Half a historical volume on the role of each of the world’s oceans in military combat and geopolitical posturing between powers, and half a memoir of Stavridis’ own time in each of worlds’ major waterways. Stavridis is an exceptional writer — he doesn’t have much of staccato prose you find with most military leaders turned authors, and is clearly at home jumping between dense historical analysis and his own experiences.
There are two main takeaways that I got from the book. First, the role ocean politics across transportation, economics, immigration and mass displacement of peoples due to climate change and warfare will be a dominant factor throughout the 21st century. It would be a grave mistake to assume that because transportation from the air and into space has proliferated, that the oceans are somehow less important. Ocean transportation is not old news.

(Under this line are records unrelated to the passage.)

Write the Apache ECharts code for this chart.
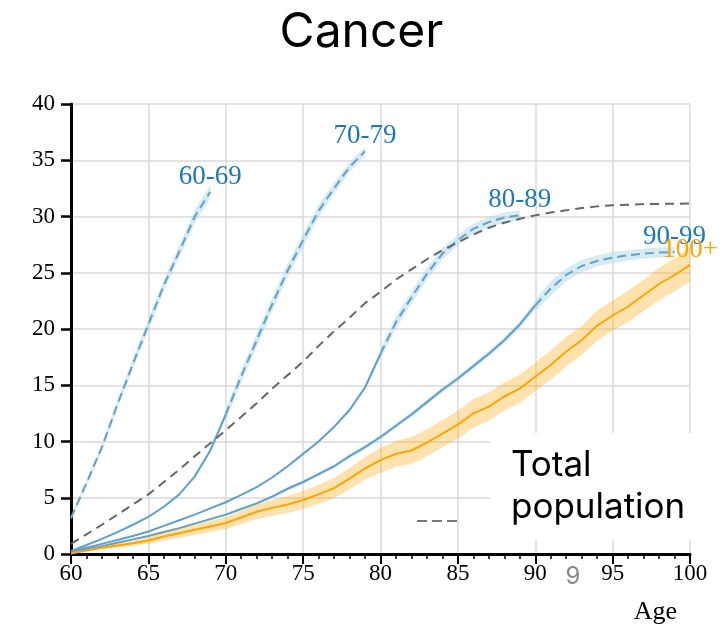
<!DOCTYPE html>
<html><head><meta charset="utf-8">
<script src="https://cdn.jsdelivr.net/npm/echarts@6/dist/echarts.min.js"></script>
<style>html,body{margin:0;padding:0;background:#fff}#c{width:723px;height:627px}</style>
</head><body><div id="c"></div>
<script>
// ---- data ----
const ages = [60,61,62,63,64,65,66,67,68,69,70,71,72,73,74,75,76,77,78,79,80,81,82,83,84,85,86,87,88,89,90,91,92,93,94,95,96,97,98,99,100];
const xTickLabels = [60,65,70,75,80,85,90,95,100];
const yTickLabels = [0,5,10,15,20,25,30,35,40];

// cohort 60-69 (ages 60..69, dashed)
const c6069 = [3.2,6.3,9.5,13.3,16.9,20.4,23.9,26.9,30.0,32.2];
const b6069 = [0.2,0.3,0.35,0.4,0.45,0.5,0.5,0.55,0.6,0.6];
// cohort 70-79: solid ages 60..70, dashed 70..79
const c7079s = [0.25,0.8,1.35,1.95,2.6,3.3,4.2,5.3,6.9,9.2,12.4];
const b7079s = [0,0,0,0,0,0.02,0.05,0.08,0.12,0.2,0.3];
const c7079d = [12.4,15.8,19.0,22.2,25.2,27.9,30.5,32.5,34.4,35.8];
const b7079d = [0.45,0.55,0.6,0.6,0.6,0.6,0.55,0.5,0.45,0.4];
// cohort 80-89: solid 60..80, dashed 80..89
const c8089s = [0.2,0.55,0.9,1.25,1.6,2.0,2.5,3.0,3.5,4.05,4.6,5.25,5.95,6.8,7.8,8.9,10.0,11.3,12.8,14.8,17.8];
const b8089s = [0,0,0,0,0,0,0,0,0,0,0.03,0.04,0.05,0.06,0.08,0.1,0.12,0.15,0.18,0.22,0.3];
const c8089d = [17.8,20.6,22.8,24.9,26.7,27.9,28.9,29.5,29.9,30.1];
const b8089d = [0.45,0.55,0.55,0.55,0.5,0.45,0.45,0.45,0.45,0.45];
// cohort 90-99: solid 60..90, dashed 90..99
const c9099s = [0.1,0.4,0.7,1.0,1.3,1.6,1.95,2.3,2.7,3.1,3.5,4.0,4.5,5.1,5.8,6.4,7.1,7.8,8.7,9.5,10.4,11.4,12.4,13.5,14.6,15.6,16.7,17.8,19.0,20.4,22.1];
const b9099s = [0.02,0.02,0.03,0.03,0.04,0.05,0.06,0.07,0.08,0.09,0.1,0.12,0.13,0.14,0.15,0.16,0.17,0.18,0.19,0.2,0.2,0.21,0.22,0.23,0.24,0.25,0.26,0.27,0.28,0.3,0.35];
const c9099d = [22.1,23.6,24.8,25.6,26.05,26.35,26.55,26.7,26.8,26.85];
const b9099d = [0.5,0.65,0.6,0.55,0.5,0.5,0.45,0.45,0.45,0.45];
// cohort 100+ (ages 60..100)
const c100 = [0.05,0.3,0.55,0.75,0.95,1.2,1.55,1.85,2.15,2.45,2.75,3.25,3.75,4.1,4.4,4.8,5.3,5.85,6.7,7.6,8.35,8.9,9.2,9.9,10.7,11.5,12.5,13.1,14.0,14.7,15.75,16.8,18.0,19.0,20.3,21.2,22.0,23.0,24.0,24.8,25.7];
const b100 = [0.03,0.08,0.13,0.18,0.23,0.3,0.35,0.4,0.45,0.5,0.55,0.6,0.65,0.7,0.75,0.8,0.85,0.9,0.95,1.0,1.1,1.15,1.2,1.2,1.2,1.25,1.25,1.25,1.25,1.25,1.25,1.3,1.3,1.3,1.35,1.35,1.4,1.4,1.45,1.45,1.5];
// total population (ages 60..100)
const total = [0.9,1.75,2.6,3.5,4.4,5.3,6.4,7.5,8.7,9.85,11.0,12.2,13.4,14.7,15.9,17.1,18.5,19.8,21.0,22.3,23.3,24.4,25.3,26.2,27.0,27.7,28.4,29.0,29.45,29.8,30.1,30.35,30.55,30.75,30.9,31.0,31.05,31.1,31.12,31.14,31.15];

// ---- styles ----
const BLUE_LINE = '#62a0ca';
const BLUE_TEXT = '#1f77b4';
const BLUE_BAND = 'rgba(173,216,230,0.5)';
const ORANGE = '#ffa500';
const ORANGE_BAND = 'rgba(255,165,0,0.32)';
const GREY = '#666666';
const SERIF = 'Liberation Serif';

function agesFrom(start, n){ const i = ages.indexOf(start); return ages.slice(i, i+n); }
function pairs(start, vals){ const a = agesFrom(start, vals.length); return vals.map((v,i)=>[a[i], v]); }
function band(start, vals, half, color, z){
  const a = agesFrom(start, vals.length);
  return {
    type:'custom', z, silent:true, clip:true, animation:false,
    data:[[a[0], vals[0]]],
    renderItem(params, api){
      const up = [], lo = [];
      vals.forEach((v,i)=>{ up.push(api.coord([a[i], v+half[i]])); lo.push(api.coord([a[i], v-half[i]])); });
      return {type:'polygon', shape:{points: up.concat(lo.reverse())}, style:{fill: color}};
    }
  };
}
function line(start, vals, color, dashed, z){
  return {type:'line', z, silent:true, animation:false, showSymbol:false, symbol:'none',
    data: pairs(start, vals),
    lineStyle:{color, width:2, type: dashed ? [9,5] : 'solid'}};
}
function last(arr){ return arr[arr.length-1]; }

const labelSeries = {
  type:'scatter', z:20, silent:true, animation:false, symbolSize:1,
  itemStyle:{color:'#ffffff', opacity:0},
  label:{show:true, position:'top', distance:1, fontFamily:SERIF, fontSize:27, opacity:1, textBorderWidth:0},
  data:[
    {value:[69, last(c6069)], label:{formatter:'60-69', color:BLUE_TEXT}},
    {value:[79, last(c7079d)], label:{formatter:'70-79', color:BLUE_TEXT}},
    {value:[89, last(c8089d)], label:{formatter:'80-89', color:BLUE_TEXT}},
    {value:[99, last(c9099d)], label:{formatter:'90-99', color:BLUE_TEXT}},
    {value:[100, last(c100)], label:{formatter:'100+', color:ORANGE}}
  ]
};

const chart = echarts.init(document.getElementById('c'), null, {renderer:'canvas'});
chart.setOption({
  animation:false,
  backgroundColor:'#fff',
  title:{text:'Cancer', left:'center', top:4, textStyle:{fontFamily:'Inter', fontSize:48, fontWeight:'normal', color:'#000'}},
  grid:{left:71, right:33, top:104, bottom:73, containLabel:false, outerBoundsMode:'none'},
  xAxis:{type:'value', min:60, max:100, interval:5,
    axisLine:{show:true, onZero:false, lineStyle:{color:'#000', width:3}},
    axisTick:{show:true, length:10, lineStyle:{color:'#000', width:2}},
    minorTick:{show:true, splitNumber:5, length:5, lineStyle:{color:'#000', width:1.5}},
    axisLabel:{margin:8, fontFamily:SERIF, fontSize:23, color:'#000',
      formatter:(v)=> xTickLabels.indexOf(v) >= 0 ? String(v) : ''},
    splitLine:{show:true, lineStyle:{color:'#dadada', width:1.5}}
  },
  yAxis:{type:'value', min:0, max:40, interval:5,
    axisLine:{show:true, onZero:false, lineStyle:{color:'#000', width:3}},
    axisTick:{show:true, length:10, lineStyle:{color:'#000', width:2.5}},
    axisLabel:{margin:16, fontFamily:SERIF, fontSize:23, color:'#000',
      formatter:(v)=> yTickLabels.indexOf(v) >= 0 ? String(v) : ''},
    splitLine:{show:true, lineStyle:{color:'#dadada', width:1.5}}
  },
  series:[
    band(60, c6069, b6069, BLUE_BAND, 1),
    band(60, c7079s, b7079s, BLUE_BAND, 1),
    band(70, c7079d, b7079d, BLUE_BAND, 1),
    band(60, c8089s, b8089s, BLUE_BAND, 1),
    band(80, c8089d, b8089d, BLUE_BAND, 1),
    band(60, c9099s, b9099s, BLUE_BAND, 1),
    band(90, c9099d, b9099d, BLUE_BAND, 1),
    line(60, c6069, BLUE_LINE, true, 3),
    line(60, c7079s, BLUE_LINE, false, 3),
    line(70, c7079d, BLUE_LINE, true, 3),
    line(60, c8089s, BLUE_LINE, false, 3),
    line(80, c8089d, BLUE_LINE, true, 3),
    line(60, c9099s, BLUE_LINE, false, 3),
    line(90, c9099d, BLUE_LINE, true, 3),
    band(60, c100, b100, ORANGE_BAND, 4),
    line(60, c100, ORANGE, false, 5),
    {type:'line', z:6, silent:true, animation:false, showSymbol:false, symbol:'none',
      data: pairs(60, total), lineStyle:{color:GREY, width:2, type:[9,6]}},
    labelSeries
  ],
  graphic:[
    {type:'rect', z:10, shape:{x:490, y:433, width:233, height:107}, style:{fill:'#fff'}},
    {type:'text', z:11, x:511, y:444, style:{text:'Total\npopulation', fontFamily:'Inter', fontSize:35, lineHeight:42, fill:'#000'}},
    {type:'line', z:11, shape:{x1:417, y1:521, x2:460, y2:521}, style:{stroke:'#777', lineWidth:2, lineDash:[10,5]}},
    {type:'text', z:11, x:573, y:577, style:{text:'9', fontFamily:'Inter', fontSize:24, fill:'#888', align:'center', verticalAlign:'middle'}},
    {type:'text', z:11, x:677, y:612, style:{text:'Age', fontFamily:SERIF, fontSize:26, fill:'#000', align:'right', verticalAlign:'middle'}}
  ]
});
</script>
</body></html>
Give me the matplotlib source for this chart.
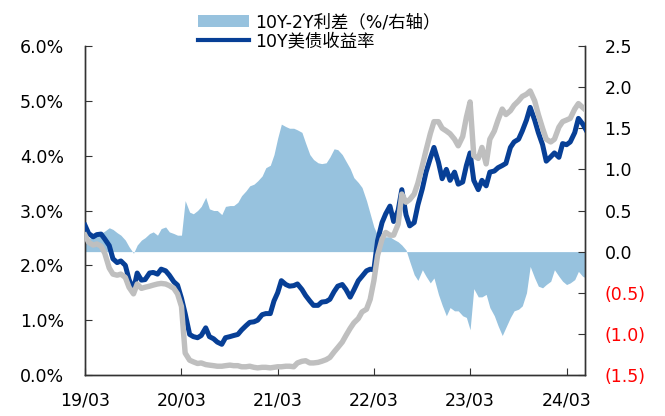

The second is the role of the oceans on the world’s energy and infrastructure needs. So few understand the amount of latent ocean resources, good and bad, that are only now becoming technologically feasible to access. Probably the biggest battleground here is the Arctic, where unthinkable stores of rare Earth materials, oil and other resources exist, previously untouched and now being contested by the United States, Russia, UK, and Scandinavian nations (including Greenland via Denmark). The policy surrounding this area, who acts first, and what military measures may be taken on on it, could affect much of our everyday lives during the coming decades.